**COLLECTED DATA**:
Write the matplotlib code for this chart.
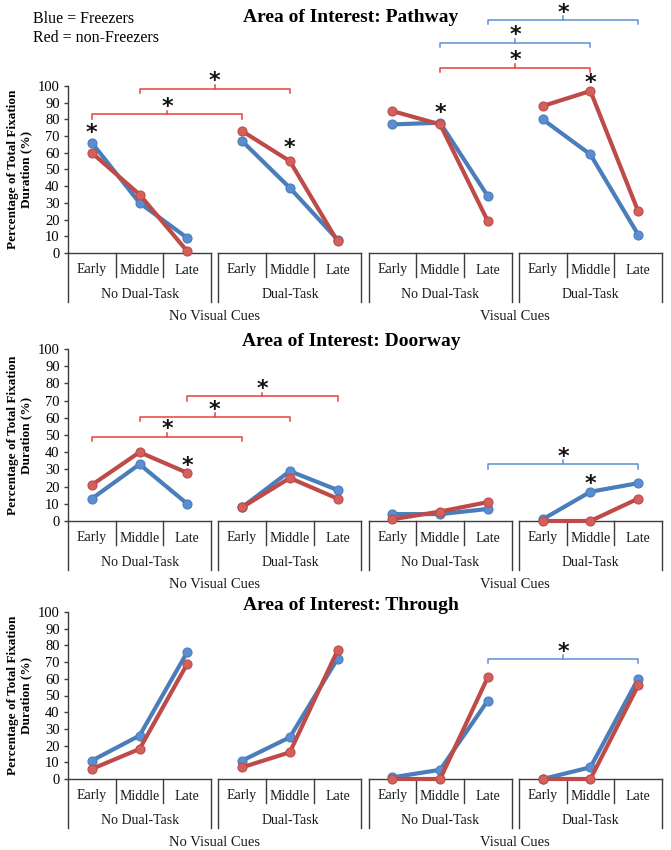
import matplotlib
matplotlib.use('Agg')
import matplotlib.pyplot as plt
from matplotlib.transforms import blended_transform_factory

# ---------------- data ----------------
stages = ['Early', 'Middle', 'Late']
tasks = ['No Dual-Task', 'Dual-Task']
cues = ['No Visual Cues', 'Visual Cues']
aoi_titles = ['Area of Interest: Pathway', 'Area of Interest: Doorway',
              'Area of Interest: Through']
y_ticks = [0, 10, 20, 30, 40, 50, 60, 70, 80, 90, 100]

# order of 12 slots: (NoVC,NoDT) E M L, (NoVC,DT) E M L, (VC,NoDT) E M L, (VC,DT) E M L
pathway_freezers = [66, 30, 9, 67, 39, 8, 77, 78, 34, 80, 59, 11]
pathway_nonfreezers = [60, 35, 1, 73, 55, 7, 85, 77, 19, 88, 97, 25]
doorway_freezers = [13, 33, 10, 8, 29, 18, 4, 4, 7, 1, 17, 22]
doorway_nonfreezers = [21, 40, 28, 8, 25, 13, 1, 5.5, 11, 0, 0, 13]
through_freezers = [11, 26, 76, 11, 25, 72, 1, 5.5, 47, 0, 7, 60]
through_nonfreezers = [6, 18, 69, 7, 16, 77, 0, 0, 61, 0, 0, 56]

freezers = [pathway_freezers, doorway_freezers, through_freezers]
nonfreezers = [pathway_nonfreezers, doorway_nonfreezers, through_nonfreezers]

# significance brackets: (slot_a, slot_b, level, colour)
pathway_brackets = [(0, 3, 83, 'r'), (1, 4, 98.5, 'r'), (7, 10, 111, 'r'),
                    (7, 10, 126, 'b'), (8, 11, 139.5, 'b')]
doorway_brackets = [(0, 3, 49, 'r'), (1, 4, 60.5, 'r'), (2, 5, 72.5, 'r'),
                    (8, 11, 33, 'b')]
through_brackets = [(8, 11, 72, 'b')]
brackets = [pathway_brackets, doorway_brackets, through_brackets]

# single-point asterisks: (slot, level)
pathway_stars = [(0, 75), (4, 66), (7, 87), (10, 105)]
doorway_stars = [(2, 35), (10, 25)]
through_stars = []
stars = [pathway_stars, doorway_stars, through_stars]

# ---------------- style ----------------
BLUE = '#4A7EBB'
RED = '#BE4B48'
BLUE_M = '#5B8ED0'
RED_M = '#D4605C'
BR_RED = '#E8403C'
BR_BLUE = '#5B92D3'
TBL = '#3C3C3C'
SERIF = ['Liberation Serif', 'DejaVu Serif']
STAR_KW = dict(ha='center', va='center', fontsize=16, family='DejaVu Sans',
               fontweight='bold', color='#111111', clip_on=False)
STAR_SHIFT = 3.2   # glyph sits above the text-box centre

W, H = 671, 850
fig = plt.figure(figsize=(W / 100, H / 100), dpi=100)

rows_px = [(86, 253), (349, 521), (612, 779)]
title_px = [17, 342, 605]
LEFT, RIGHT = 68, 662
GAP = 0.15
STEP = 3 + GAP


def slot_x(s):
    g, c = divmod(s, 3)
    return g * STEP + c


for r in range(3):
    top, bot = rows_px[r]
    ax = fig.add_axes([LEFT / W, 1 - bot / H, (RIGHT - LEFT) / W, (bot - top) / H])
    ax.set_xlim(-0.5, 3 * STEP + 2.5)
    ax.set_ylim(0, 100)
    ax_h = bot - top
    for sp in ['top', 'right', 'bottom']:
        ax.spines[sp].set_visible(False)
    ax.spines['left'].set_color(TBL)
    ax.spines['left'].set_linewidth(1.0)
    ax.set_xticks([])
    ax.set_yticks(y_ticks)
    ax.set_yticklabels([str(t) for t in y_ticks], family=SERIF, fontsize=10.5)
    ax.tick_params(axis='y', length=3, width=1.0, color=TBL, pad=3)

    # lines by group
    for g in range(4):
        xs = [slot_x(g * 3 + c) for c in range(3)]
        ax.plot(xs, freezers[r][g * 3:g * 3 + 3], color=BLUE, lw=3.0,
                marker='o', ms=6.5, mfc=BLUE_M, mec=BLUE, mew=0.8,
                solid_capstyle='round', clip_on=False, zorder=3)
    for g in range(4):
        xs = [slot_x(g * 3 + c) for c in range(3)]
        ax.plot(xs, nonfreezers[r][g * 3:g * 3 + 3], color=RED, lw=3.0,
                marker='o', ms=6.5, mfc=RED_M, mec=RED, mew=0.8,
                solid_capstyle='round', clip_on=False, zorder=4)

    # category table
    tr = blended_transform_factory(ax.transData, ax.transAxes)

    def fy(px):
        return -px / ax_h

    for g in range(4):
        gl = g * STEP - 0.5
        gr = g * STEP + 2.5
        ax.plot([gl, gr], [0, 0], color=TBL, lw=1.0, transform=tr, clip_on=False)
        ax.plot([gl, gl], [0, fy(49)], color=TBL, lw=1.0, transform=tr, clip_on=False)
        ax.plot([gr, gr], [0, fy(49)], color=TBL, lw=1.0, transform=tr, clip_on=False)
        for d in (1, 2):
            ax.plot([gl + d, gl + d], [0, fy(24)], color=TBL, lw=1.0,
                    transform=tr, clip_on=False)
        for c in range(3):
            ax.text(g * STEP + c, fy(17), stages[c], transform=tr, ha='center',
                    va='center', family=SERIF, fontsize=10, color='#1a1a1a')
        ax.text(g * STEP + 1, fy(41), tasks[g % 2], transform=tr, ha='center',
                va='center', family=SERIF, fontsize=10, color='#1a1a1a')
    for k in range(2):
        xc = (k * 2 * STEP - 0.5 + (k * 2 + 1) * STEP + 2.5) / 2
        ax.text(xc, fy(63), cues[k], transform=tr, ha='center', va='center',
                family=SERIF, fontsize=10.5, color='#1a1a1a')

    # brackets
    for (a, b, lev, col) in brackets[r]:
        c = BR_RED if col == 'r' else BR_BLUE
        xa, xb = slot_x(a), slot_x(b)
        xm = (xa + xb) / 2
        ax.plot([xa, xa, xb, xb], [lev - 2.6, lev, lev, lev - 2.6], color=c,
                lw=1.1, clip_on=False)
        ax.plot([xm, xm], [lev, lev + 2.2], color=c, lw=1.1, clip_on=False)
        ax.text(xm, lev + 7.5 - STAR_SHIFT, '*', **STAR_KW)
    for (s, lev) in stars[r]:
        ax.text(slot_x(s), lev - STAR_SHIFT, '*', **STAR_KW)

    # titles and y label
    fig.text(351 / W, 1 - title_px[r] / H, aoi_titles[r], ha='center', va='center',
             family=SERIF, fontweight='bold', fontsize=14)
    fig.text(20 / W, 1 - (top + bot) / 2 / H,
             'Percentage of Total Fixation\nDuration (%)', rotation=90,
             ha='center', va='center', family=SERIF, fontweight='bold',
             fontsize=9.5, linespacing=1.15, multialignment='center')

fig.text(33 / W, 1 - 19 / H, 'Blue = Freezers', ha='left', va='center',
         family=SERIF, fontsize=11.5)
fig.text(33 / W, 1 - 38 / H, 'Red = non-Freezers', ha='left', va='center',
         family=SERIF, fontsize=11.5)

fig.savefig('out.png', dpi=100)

**STATED TASK**: Repeat only the lines between the start of the data and the line with "fig = plt.figure(figsize=(W", including those two lines, and skip the pictures.

**THE OUTPUT**:
Write the matplotlib code for this chart.
import matplotlib
matplotlib.use('Agg')
import matplotlib.pyplot as plt
from matplotlib.transforms import blended_transform_factory

# ---------------- data ----------------
stages = ['Early', 'Middle', 'Late']
tasks = ['No Dual-Task', 'Dual-Task']
cues = ['No Visual Cues', 'Visual Cues']
aoi_titles = ['Area of Interest: Pathway', 'Area of Interest: Doorway',
              'Area of Interest: Through']
y_ticks = [0, 10, 20, 30, 40, 50, 60, 70, 80, 90, 100]

# order of 12 slots: (NoVC,NoDT) E M L, (NoVC,DT) E M L, (VC,NoDT) E M L, (VC,DT) E M L
pathway_freezers = [66, 30, 9, 67, 39, 8, 77, 78, 34, 80, 59, 11]
pathway_nonfreezers = [60, 35, 1, 73, 55, 7, 85, 77, 19, 88, 97, 25]
doorway_freezers = [13, 33, 10, 8, 29, 18, 4, 4, 7, 1, 17, 22]
doorway_nonfreezers = [21, 40, 28, 8, 25, 13, 1, 5.5, 11, 0, 0, 13]
through_freezers = [11, 26, 76, 11, 25, 72, 1, 5.5, 47, 0, 7, 60]
through_nonfreezers = [6, 18, 69, 7, 16, 77, 0, 0, 61, 0, 0, 56]

freezers = [pathway_freezers, doorway_freezers, through_freezers]
nonfreezers = [pathway_nonfreezers, doorway_nonfreezers, through_nonfreezers]

# significance brackets: (slot_a, slot_b, level, colour)
pathway_brackets = [(0, 3, 83, 'r'), (1, 4, 98.5, 'r'), (7, 10, 111, 'r'),
                    (7, 10, 126, 'b'), (8, 11, 139.5, 'b')]
doorway_brackets = [(0, 3, 49, 'r'), (1, 4, 60.5, 'r'), (2, 5, 72.5, 'r'),
                    (8, 11, 33, 'b')]
through_brackets = [(8, 11, 72, 'b')]
brackets = [pathway_brackets, doorway_brackets, through_brackets]

# single-point asterisks: (slot, level)
pathway_stars = [(0, 75), (4, 66), (7, 87), (10, 105)]
doorway_stars = [(2, 35), (10, 25)]
through_stars = []
stars = [pathway_stars, doorway_stars, through_stars]

# ---------------- style ----------------
BLUE = '#4A7EBB'
RED = '#BE4B48'
BLUE_M = '#5B8ED0'
RED_M = '#D4605C'
BR_RED = '#E8403C'
BR_BLUE = '#5B92D3'
TBL = '#3C3C3C'
SERIF = ['Liberation Serif', 'DejaVu Serif']
STAR_KW = dict(ha='center', va='center', fontsize=16, family='DejaVu Sans',
               fontweight='bold', color='#111111', clip_on=False)
STAR_SHIFT = 3.2   # glyph sits above the text-box centre

W, H = 671, 850
fig = plt.figure(figsize=(W / 100, H / 100), dpi=100)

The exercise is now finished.